### [TASK]
Check each line of the listing, and copy it if it contains the word "this".

### [DATASET EXCERPTS]
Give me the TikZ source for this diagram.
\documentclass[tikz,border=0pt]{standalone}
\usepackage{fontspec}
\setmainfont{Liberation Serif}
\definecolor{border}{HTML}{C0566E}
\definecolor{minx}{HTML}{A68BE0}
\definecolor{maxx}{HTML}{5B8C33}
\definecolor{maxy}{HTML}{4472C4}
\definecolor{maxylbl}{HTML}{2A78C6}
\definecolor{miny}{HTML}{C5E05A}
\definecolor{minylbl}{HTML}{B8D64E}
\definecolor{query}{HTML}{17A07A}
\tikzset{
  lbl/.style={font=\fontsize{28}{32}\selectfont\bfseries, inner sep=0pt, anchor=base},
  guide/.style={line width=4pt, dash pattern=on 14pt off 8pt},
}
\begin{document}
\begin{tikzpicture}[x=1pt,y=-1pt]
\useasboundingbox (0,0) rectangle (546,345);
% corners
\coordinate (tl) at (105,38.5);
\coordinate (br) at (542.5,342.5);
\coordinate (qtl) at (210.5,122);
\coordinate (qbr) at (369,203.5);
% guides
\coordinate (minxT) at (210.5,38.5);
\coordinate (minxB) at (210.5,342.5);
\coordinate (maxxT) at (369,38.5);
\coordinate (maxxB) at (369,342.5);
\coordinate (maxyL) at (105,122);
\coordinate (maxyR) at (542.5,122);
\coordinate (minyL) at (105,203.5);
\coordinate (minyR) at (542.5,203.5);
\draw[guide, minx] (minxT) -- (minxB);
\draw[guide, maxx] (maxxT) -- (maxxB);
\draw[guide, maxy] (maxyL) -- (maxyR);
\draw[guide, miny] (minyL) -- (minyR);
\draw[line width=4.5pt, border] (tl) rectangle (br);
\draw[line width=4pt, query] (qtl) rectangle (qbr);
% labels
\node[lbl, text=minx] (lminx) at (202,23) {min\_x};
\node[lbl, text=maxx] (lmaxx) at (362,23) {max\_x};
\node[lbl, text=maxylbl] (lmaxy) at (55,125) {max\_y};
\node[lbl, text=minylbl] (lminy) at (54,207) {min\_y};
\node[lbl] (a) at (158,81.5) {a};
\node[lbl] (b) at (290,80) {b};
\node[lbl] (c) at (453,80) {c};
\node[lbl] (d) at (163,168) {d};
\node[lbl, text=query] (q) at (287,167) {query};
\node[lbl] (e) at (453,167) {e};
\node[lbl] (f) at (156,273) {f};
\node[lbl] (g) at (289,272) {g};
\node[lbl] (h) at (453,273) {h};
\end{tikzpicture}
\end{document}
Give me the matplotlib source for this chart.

### [EXERCISE RESULT]
Give me the TikZ source for this diagram.
Give me the matplotlib source for this chart.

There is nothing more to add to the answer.